Rencontre avec Jwles, dernier bijou du rap français

Jwles a grandi à New York avant d’arriver en France. Forcément, dans son approche du hip-hop, ça se ressent. En mixant les codes et les genres, le rappeur est enfin en train de récolter les fruits d’une passion qu’il pratique depuis le milieu des années 2010. En inondant la toile de single et d’EPs tout aussi remarquables les uns que les autres, il semble fin prêt à briller de mille feux. Et le public n’attend que ça.

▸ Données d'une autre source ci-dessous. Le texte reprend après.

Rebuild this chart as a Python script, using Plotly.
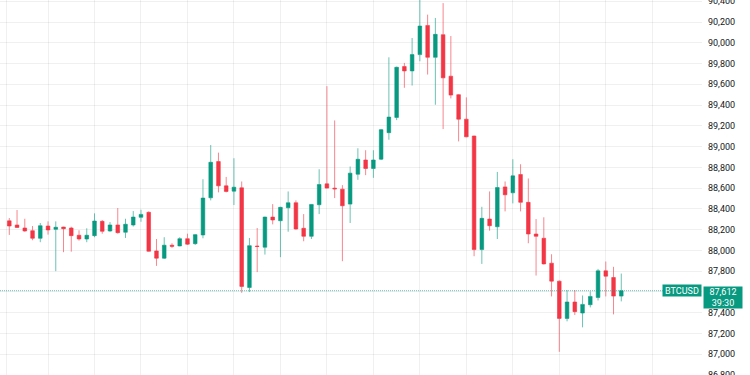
import plotly.graph_objects as go

# ---- data (BTCUSD candles) ----
opens = [88285, 88245, 88216, 88190, 88117, 88235, 88203, 88225, 88216, 88146,
         88110, 88142, 88280, 88187, 88245, 88175, 88245, 88319, 88367, 87995,
         87925, 88050, 88043, 88113, 88065, 88149, 88507, 88856, 88622, 88571,
         88603, 87643, 88042, 88031, 88321, 88286, 88411, 88459, 88213, 88136,
         88440, 88641, 88600, 88590, 88446, 88734, 88871, 88789, 88879, 89134,
         89281, 89771, 89729, 89886, 90167, 89860, 90078, 89678, 89500, 89264,
         89102, 88008, 88302, 88228, 88612, 88555, 88731, 88463, 88158, 88117,
         87877, 87704, 87345, 87503, 87397, 87477, 87547, 87803, 87739, 87560]
highs = [88312, 88389, 88305, 88235, 88264, 88280, 88280, 88228, 88228, 88194,
         88213, 88357, 88293, 88273, 88408, 88305, 88379, 88392, 88376, 88110,
         88127, 88069, 88127, 88161, 88158, 88686, 89015, 88942, 88708, 88888,
         88664, 88120, 88216, 88325, 88446, 88420, 88568, 88482, 88350, 88446,
         88782, 89582, 89252, 88629, 88808, 88984, 88965, 88965, 89170, 89860,
         89770, 89806, 90046, 90430, 90271, 90239, 90382, 90065, 89505, 89474,
         89105, 88420, 88568, 88756, 88664, 88878, 88830, 88693, 88302, 88319,
         87963, 87710, 87618, 87618, 87566, 87605, 87822, 87893, 87842, 87777]
lows = [88149, 88216, 88180, 88098, 88079, 88152, 87800, 87983, 87988, 88094,
        88079, 88127, 88161, 88180, 88161, 88120, 88230, 88276, 87988, 87851,
        87918, 88024, 88040, 88053, 88053, 88117, 88482, 88559, 88559, 88437,
        87592, 87599, 87791, 87960, 88251, 87935, 88180, 88200, 88088, 88110,
        88350, 88597, 88504, 87896, 88264, 88680, 88725, 88699, 88870, 89066,
        89255, 89566, 89588, 89822, 89694, 89403, 89169, 89464, 89050, 89090,
        87944, 87870, 88190, 88110, 88376, 88453, 88376, 88069, 87758, 87865,
        87557, 87023, 87317, 87378, 87259, 87451, 87518, 87557, 87384, 87509]
closes = [88235, 88221, 88187, 88117, 88238, 88197, 88223, 88209, 88142, 88110,
          88146, 88283, 88184, 88245, 88171, 88252, 88321, 88347, 87992, 87925,
          88050, 88040, 88113, 88060, 88152, 88504, 88849, 88622, 88568, 88609,
          87653, 88046, 88038, 88321, 88293, 88415, 88459, 88206, 88136, 88443,
          88635, 88600, 88593, 88430, 88744, 88878, 88789, 88871, 89163, 89284,
          89764, 89729, 89886, 90161, 89860, 90081, 89662, 89496, 89264, 89094,
          88008, 88309, 88238, 88606, 88536, 88718, 88463, 88158, 88136, 87870,
          87704, 87345, 87503, 87410, 87480, 87557, 87803, 87752, 87560, 87612]
candle_index = list(range(len(closes)))

price_ticks = list(range(86800, 90401, 200))
grid_x = [-0.34] + list(range(5, 84, 6))
symbol = "BTCUSD"
countdown = "39:30"

UP = "#089981"
DOWN = "#F23645"
FONT = "Roboto"

fig = go.Figure()
fig.add_trace(go.Candlestick(
    x=candle_index, open=opens, high=highs, low=lows, close=closes,
    increasing=dict(fillcolor=UP, line=dict(color="rgba(8,153,129,0.6)", width=1)),
    decreasing=dict(fillcolor=DOWN, line=dict(color="rgba(242,54,69,0.6)", width=1)),
    whiskerwidth=0, showlegend=False, hoverinfo="skip",
))

last = closes[-1]
fig.add_shape(type="line", xref="paper", x0=0, x1=1, yref="y", y0=last, y1=last,
              line=dict(color="rgba(8,153,129,0.6)", width=1, dash="1px,1px"))

fig.add_annotation(xref="paper", x=1, xanchor="right", yref="y", y=last, yanchor="middle",
                   text=symbol, showarrow=False, bgcolor=UP, borderpad=1,
                   width=36, height=9,
                   font=dict(family=FONT, size=9, color="white"))
fig.add_annotation(xref="paper", x=1.002, xanchor="left", yref="y", y=last, yanchor="top",
                   yshift=5, text=f"{last:,}<br>{countdown}", showarrow=False, align="center",
                   bgcolor=UP, borderpad=1, width=36, height=19,
                   font=dict(family=FONT, size=9, color="white"))

fig.update_layout(
    width=750, height=375,
    margin=dict(l=0, r=48, t=0, b=0, autoexpand=False),
    paper_bgcolor="white", plot_bgcolor="white",
    boxgap=0.33,
    xaxis=dict(range=[-1.2, 89.42], rangeslider=dict(visible=False),
               tickvals=grid_x, showticklabels=False, ticks="",
               showgrid=True, gridcolor="rgba(42,46,57,0.07)", gridwidth=1,
               zeroline=False, showline=False, fixedrange=True, automargin=False),
    yaxis=dict(side="right", range=[86800, 90412], tickvals=price_ticks,
               tickformat=",d", ticks="", ticklabelstandoff=5,
               ticklabeloverflow="allow", automargin=False,
               tickfont=dict(family=FONT, size=9, color="#131722"),
               showgrid=True, gridcolor="rgba(42,46,57,0.07)", gridwidth=1,
               zeroline=False, showline=False, fixedrange=True),
)

fig.write_html("out.html", config=dict(displayModeBar=False),
               post_script="document.body.style.margin='0';document.body.style.overflow='hidden';")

  • Depuis ses débuts, Booba rythme le paysage rap francophone de punchlines et mots d’esprit. Parmi ses fulgurances, une est particulièrement appropriée pour esquisser la carrière de Jwles — prononcé « Jewels », « bijou » en anglais — : « mieux vaut avoir le cul entre deux chaises, plutôt que l’inverse ». Très imagé, ce détournement sémantique permet d’introduire les deux cultures de son cadet. D’un côté, les États-Unis où il a grandi, de l’autre, la France, pays auquel il appartient, qu’il a retrouvé à l’âge de 8 ans. Ce mélange se ressent naturellement dans sa vie, qu’il mène maintenant depuis un long moment du côté de Saint-Denis, et surtout dans son rap, véritable creuset des spécificités de chaque pays. Un melting-pot de sons et de codes qu’il exprime en chansons, EP et mixtapes.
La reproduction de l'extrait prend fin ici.